_Requirement_
Quote word for word the lines below, beginning with the first and ending with the one that has "const qqXRange = [-2.75, 2.75];". Drop the pictures.

_Information shown_
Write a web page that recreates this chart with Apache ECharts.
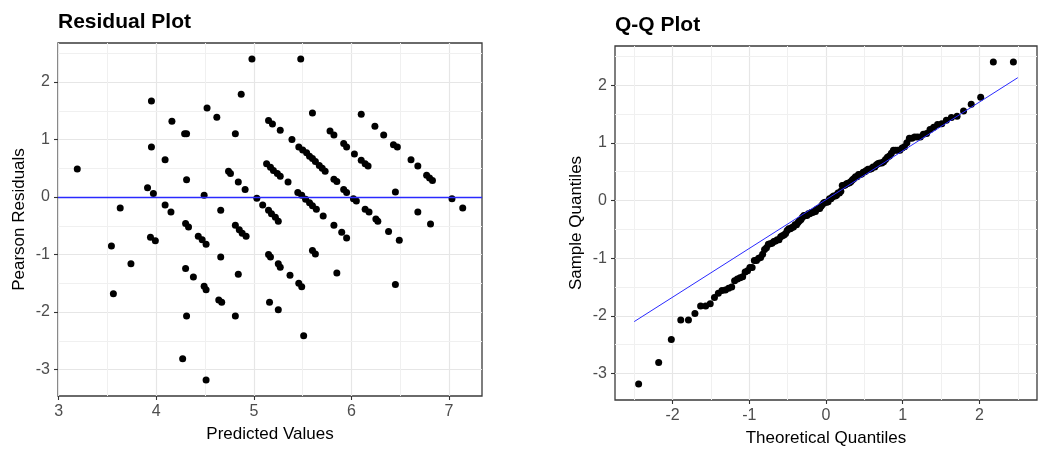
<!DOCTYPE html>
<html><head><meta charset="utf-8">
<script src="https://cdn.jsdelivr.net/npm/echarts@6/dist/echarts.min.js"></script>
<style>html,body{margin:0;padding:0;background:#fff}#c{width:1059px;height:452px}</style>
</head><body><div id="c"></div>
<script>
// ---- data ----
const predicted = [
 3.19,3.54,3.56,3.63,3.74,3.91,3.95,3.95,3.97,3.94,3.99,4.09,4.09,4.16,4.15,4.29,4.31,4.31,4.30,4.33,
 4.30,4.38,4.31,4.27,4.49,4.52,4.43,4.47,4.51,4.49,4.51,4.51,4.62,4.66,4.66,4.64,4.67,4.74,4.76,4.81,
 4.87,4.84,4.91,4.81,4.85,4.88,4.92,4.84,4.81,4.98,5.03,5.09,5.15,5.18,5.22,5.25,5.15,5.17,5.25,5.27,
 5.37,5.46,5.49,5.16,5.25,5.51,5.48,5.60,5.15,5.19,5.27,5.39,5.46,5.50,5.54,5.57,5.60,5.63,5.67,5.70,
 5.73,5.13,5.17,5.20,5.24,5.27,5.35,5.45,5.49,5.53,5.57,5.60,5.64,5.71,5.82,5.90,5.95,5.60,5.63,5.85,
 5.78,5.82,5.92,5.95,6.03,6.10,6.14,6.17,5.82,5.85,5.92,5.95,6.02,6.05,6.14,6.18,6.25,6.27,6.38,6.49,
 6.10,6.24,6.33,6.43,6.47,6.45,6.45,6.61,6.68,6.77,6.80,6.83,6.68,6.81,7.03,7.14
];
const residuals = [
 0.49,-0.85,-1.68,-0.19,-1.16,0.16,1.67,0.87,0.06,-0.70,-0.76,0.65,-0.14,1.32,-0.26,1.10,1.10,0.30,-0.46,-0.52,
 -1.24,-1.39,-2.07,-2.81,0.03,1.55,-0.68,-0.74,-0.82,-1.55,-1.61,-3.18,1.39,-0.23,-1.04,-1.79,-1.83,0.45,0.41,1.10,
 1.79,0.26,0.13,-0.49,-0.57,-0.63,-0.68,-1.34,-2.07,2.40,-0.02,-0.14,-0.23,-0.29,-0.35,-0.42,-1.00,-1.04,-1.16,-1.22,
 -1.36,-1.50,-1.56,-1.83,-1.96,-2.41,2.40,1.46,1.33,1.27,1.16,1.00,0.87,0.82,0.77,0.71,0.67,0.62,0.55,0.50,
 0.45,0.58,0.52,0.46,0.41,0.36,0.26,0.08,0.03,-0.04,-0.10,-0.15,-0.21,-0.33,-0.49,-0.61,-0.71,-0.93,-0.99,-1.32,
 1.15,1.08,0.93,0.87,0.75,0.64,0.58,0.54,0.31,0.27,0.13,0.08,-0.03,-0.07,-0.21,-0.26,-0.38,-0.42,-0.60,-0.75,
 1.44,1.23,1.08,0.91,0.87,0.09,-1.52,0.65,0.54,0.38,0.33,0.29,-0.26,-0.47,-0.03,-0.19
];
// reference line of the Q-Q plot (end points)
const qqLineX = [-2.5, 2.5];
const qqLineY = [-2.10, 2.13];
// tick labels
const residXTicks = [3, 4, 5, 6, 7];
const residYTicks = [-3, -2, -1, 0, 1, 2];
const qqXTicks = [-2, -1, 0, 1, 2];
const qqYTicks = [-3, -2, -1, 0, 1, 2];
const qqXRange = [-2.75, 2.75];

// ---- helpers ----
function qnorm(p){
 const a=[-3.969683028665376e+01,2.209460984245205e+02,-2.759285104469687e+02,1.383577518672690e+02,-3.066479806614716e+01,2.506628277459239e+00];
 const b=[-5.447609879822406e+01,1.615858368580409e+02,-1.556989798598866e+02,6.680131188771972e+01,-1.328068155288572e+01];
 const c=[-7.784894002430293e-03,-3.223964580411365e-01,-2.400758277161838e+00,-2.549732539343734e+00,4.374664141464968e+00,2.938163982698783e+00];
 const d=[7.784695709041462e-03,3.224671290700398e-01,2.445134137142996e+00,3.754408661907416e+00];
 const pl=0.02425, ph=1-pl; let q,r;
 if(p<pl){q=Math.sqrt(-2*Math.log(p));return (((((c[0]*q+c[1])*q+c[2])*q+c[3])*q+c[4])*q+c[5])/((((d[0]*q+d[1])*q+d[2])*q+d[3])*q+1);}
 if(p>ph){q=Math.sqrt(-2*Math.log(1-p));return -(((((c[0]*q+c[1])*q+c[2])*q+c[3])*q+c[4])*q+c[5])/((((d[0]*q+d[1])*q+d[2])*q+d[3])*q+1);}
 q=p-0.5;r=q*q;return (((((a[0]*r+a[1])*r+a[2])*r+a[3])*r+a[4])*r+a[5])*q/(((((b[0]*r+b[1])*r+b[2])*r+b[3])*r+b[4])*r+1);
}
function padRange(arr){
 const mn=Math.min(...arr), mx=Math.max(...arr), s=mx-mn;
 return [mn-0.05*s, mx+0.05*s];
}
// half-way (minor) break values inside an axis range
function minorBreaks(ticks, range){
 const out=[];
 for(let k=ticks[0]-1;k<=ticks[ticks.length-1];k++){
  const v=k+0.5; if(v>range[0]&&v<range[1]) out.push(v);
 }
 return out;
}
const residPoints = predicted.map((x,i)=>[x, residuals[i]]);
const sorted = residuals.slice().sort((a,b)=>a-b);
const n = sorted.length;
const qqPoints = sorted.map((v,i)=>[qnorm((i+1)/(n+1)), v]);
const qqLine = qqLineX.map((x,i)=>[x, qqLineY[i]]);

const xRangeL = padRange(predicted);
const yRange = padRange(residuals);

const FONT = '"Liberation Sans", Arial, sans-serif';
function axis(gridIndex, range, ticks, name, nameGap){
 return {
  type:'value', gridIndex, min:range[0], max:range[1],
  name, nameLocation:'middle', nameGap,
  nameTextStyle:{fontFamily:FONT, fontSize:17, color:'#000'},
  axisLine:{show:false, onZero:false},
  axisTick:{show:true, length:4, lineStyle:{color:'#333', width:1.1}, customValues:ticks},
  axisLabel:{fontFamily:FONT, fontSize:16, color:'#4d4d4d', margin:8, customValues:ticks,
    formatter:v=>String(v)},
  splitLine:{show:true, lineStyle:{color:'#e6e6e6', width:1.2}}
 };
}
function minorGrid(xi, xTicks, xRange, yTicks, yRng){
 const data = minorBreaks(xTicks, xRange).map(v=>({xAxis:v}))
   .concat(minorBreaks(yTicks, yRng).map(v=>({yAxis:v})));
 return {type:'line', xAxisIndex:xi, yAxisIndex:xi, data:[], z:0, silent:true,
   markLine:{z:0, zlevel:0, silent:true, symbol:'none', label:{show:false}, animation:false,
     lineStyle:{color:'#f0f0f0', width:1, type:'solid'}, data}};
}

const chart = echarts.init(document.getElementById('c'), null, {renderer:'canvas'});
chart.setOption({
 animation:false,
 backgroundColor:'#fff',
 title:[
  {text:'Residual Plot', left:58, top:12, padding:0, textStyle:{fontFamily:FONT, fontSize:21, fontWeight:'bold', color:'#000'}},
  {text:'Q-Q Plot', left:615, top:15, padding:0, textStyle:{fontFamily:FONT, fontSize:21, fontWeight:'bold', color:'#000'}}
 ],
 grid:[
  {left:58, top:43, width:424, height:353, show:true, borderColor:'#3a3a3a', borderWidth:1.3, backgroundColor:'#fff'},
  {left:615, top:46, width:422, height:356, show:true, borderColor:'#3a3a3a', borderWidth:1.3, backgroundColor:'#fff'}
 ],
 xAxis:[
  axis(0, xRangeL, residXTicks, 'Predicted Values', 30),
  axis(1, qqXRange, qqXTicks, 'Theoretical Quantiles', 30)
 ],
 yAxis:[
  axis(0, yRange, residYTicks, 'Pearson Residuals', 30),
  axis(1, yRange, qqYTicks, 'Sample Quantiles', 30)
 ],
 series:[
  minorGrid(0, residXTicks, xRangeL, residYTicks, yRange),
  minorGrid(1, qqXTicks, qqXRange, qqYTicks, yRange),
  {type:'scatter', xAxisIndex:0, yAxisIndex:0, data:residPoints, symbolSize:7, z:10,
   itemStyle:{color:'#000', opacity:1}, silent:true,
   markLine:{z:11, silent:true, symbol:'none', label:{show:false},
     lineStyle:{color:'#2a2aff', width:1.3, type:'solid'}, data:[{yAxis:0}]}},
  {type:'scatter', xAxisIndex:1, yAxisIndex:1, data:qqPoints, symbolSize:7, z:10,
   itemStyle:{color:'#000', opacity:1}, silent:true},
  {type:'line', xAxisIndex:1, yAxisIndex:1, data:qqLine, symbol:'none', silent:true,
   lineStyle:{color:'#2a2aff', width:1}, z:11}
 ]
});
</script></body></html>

_Solution to this exercise_
Write a web page that recreates this chart with Apache ECharts.
<!DOCTYPE html>
<html><head><meta charset="utf-8">
<script src="https://cdn.jsdelivr.net/npm/echarts@6/dist/echarts.min.js"></script>
<style>html,body{margin:0;padding:0;background:#fff}#c{width:1059px;height:452px}</style>
</head><body><div id="c"></div>
<script>
// ---- data ----
const predicted = [
 3.19,3.54,3.56,3.63,3.74,3.91,3.95,3.95,3.97,3.94,3.99,4.09,4.09,4.16,4.15,4.29,4.31,4.31,4.30,4.33,
 4.30,4.38,4.31,4.27,4.49,4.52,4.43,4.47,4.51,4.49,4.51,4.51,4.62,4.66,4.66,4.64,4.67,4.74,4.76,4.81,
 4.87,4.84,4.91,4.81,4.85,4.88,4.92,4.84,4.81,4.98,5.03,5.09,5.15,5.18,5.22,5.25,5.15,5.17,5.25,5.27,
 5.37,5.46,5.49,5.16,5.25,5.51,5.48,5.60,5.15,5.19,5.27,5.39,5.46,5.50,5.54,5.57,5.60,5.63,5.67,5.70,
 5.73,5.13,5.17,5.20,5.24,5.27,5.35,5.45,5.49,5.53,5.57,5.60,5.64,5.71,5.82,5.90,5.95,5.60,5.63,5.85,
 5.78,5.82,5.92,5.95,6.03,6.10,6.14,6.17,5.82,5.85,5.92,5.95,6.02,6.05,6.14,6.18,6.25,6.27,6.38,6.49,
 6.10,6.24,6.33,6.43,6.47,6.45,6.45,6.61,6.68,6.77,6.80,6.83,6.68,6.81,7.03,7.14
];
const residuals = [
 0.49,-0.85,-1.68,-0.19,-1.16,0.16,1.67,0.87,0.06,-0.70,-0.76,0.65,-0.14,1.32,-0.26,1.10,1.10,0.30,-0.46,-0.52,
 -1.24,-1.39,-2.07,-2.81,0.03,1.55,-0.68,-0.74,-0.82,-1.55,-1.61,-3.18,1.39,-0.23,-1.04,-1.79,-1.83,0.45,0.41,1.10,
 1.79,0.26,0.13,-0.49,-0.57,-0.63,-0.68,-1.34,-2.07,2.40,-0.02,-0.14,-0.23,-0.29,-0.35,-0.42,-1.00,-1.04,-1.16,-1.22,
 -1.36,-1.50,-1.56,-1.83,-1.96,-2.41,2.40,1.46,1.33,1.27,1.16,1.00,0.87,0.82,0.77,0.71,0.67,0.62,0.55,0.50,
 0.45,0.58,0.52,0.46,0.41,0.36,0.26,0.08,0.03,-0.04,-0.10,-0.15,-0.21,-0.33,-0.49,-0.61,-0.71,-0.93,-0.99,-1.32,
 1.15,1.08,0.93,0.87,0.75,0.64,0.58,0.54,0.31,0.27,0.13,0.08,-0.03,-0.07,-0.21,-0.26,-0.38,-0.42,-0.60,-0.75,
 1.44,1.23,1.08,0.91,0.87,0.09,-1.52,0.65,0.54,0.38,0.33,0.29,-0.26,-0.47,-0.03,-0.19
];
// reference line of the Q-Q plot (end points)
const qqLineX = [-2.5, 2.5];
const qqLineY = [-2.10, 2.13];
// tick labels
const residXTicks = [3, 4, 5, 6, 7];
const residYTicks = [-3, -2, -1, 0, 1, 2];
const qqXTicks = [-2, -1, 0, 1, 2];
const qqYTicks = [-3, -2, -1, 0, 1, 2];
const qqXRange = [-2.75, 2.75];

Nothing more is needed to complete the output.